## BEGIN Records to use

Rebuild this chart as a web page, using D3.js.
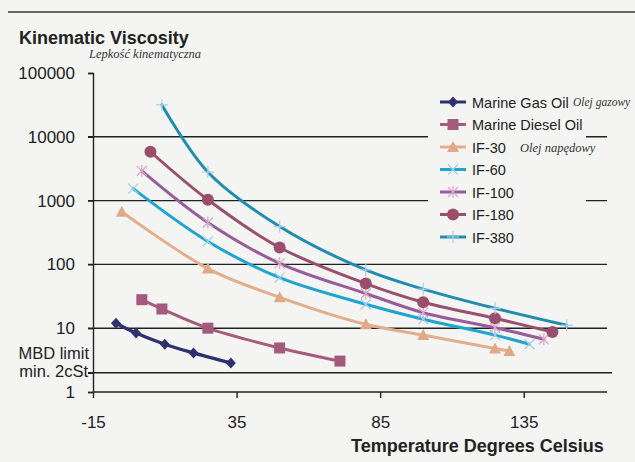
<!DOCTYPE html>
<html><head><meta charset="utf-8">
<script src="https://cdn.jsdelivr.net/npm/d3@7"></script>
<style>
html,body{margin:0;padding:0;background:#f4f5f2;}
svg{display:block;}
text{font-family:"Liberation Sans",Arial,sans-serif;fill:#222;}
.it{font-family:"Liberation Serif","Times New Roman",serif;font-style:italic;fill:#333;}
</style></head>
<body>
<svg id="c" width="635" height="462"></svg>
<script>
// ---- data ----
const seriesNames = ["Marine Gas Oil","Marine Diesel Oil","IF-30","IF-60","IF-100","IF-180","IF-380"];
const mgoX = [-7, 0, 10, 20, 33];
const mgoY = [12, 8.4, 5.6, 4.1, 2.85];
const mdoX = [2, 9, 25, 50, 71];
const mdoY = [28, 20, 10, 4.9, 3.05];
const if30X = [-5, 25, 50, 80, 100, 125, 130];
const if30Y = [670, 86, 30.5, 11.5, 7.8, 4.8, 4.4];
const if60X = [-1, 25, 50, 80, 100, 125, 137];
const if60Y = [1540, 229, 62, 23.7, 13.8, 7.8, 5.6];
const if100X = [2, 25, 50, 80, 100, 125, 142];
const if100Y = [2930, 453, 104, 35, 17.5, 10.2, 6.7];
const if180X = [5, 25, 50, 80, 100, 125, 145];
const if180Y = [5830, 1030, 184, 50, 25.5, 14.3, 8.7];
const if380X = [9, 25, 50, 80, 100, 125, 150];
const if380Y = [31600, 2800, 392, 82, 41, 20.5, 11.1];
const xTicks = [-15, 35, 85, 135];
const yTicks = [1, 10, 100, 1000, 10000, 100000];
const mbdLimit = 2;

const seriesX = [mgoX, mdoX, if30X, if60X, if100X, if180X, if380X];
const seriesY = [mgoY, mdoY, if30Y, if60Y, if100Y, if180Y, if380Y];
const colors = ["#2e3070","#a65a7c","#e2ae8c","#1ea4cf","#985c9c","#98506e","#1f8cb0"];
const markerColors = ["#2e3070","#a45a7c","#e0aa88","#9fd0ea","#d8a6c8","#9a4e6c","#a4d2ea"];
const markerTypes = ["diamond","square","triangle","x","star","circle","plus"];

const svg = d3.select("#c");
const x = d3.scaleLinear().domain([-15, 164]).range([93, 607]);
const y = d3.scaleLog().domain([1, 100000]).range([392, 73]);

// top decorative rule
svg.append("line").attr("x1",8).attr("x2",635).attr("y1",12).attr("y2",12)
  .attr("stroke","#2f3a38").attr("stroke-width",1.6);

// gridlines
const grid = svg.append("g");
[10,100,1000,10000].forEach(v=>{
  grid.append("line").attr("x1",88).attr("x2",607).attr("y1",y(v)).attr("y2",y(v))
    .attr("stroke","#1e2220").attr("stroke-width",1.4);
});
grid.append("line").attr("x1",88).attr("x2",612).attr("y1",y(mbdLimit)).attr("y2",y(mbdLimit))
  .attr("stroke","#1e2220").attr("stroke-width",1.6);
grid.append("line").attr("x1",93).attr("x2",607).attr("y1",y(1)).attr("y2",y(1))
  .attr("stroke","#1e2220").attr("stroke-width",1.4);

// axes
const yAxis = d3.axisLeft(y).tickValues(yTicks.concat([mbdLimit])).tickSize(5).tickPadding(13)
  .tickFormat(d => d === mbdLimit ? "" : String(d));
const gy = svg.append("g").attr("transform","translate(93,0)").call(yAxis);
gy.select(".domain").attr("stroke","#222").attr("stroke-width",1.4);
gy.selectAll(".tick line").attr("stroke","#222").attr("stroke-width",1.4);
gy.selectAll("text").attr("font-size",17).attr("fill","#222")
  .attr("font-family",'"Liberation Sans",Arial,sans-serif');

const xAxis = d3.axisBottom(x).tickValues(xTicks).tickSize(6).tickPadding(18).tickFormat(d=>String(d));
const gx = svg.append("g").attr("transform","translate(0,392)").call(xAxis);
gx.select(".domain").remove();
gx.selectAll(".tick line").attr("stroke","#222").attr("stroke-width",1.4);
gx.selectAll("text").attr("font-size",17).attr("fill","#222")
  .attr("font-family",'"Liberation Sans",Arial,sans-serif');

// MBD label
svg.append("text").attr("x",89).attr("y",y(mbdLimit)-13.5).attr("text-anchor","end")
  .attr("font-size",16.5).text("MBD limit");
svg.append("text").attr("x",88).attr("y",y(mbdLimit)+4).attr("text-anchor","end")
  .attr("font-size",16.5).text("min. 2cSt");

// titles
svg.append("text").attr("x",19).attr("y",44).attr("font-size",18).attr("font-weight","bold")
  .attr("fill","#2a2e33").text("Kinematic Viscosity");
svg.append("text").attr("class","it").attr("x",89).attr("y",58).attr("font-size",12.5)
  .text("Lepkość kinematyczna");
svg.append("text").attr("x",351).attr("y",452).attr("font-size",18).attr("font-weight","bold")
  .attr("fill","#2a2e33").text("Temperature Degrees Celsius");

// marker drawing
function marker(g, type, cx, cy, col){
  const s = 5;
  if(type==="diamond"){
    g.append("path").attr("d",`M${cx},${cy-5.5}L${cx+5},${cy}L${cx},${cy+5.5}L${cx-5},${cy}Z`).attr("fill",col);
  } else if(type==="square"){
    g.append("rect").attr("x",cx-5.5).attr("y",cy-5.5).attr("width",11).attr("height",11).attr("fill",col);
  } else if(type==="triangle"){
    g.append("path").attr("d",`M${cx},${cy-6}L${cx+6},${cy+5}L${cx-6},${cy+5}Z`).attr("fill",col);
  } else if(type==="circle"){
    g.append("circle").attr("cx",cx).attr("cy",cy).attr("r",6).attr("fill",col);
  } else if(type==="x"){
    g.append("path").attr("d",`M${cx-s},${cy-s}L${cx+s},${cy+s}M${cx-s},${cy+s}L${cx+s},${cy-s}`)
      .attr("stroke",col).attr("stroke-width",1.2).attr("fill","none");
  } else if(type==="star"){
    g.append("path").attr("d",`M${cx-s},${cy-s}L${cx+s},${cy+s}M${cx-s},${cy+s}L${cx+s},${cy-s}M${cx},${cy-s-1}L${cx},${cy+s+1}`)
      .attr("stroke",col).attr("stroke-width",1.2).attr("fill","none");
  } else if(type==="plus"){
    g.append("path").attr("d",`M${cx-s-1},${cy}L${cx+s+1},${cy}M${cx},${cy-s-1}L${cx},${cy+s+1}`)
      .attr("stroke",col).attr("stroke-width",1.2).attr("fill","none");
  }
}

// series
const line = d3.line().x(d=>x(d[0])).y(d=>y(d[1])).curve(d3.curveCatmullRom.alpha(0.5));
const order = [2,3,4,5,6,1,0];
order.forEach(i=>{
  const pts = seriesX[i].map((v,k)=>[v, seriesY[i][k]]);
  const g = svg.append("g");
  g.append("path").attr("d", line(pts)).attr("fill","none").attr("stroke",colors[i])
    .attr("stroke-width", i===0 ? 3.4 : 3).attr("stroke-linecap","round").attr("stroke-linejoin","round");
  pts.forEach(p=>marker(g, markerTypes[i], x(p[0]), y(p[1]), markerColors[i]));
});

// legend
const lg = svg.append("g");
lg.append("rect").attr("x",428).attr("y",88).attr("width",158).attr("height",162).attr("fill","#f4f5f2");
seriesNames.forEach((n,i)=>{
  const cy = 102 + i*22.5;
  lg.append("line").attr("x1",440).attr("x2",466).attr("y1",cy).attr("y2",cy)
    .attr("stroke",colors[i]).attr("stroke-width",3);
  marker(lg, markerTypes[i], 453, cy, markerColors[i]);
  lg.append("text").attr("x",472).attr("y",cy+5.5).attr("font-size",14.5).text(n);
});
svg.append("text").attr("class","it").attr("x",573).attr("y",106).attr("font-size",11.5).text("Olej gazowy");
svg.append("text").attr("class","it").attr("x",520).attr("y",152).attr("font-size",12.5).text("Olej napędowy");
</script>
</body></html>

## END Records to use
## BEGIN Records to use

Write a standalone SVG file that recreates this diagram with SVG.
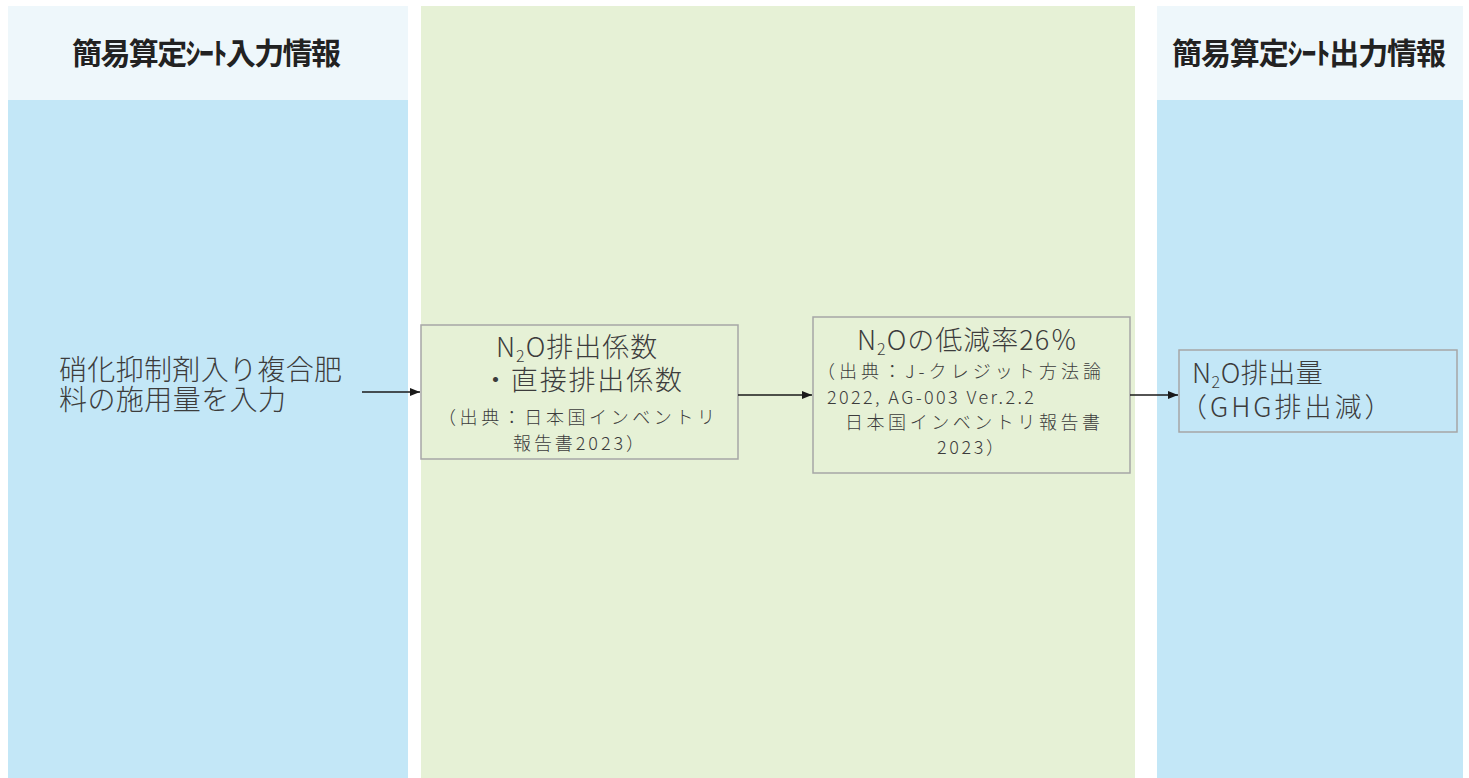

## END Records to use

Objective: Copy every line of the records above that contains "this".

Output below:
Rebuild this chart as a web page, using D3.js.
Write a standalone SVG file that recreates this diagram with SVG.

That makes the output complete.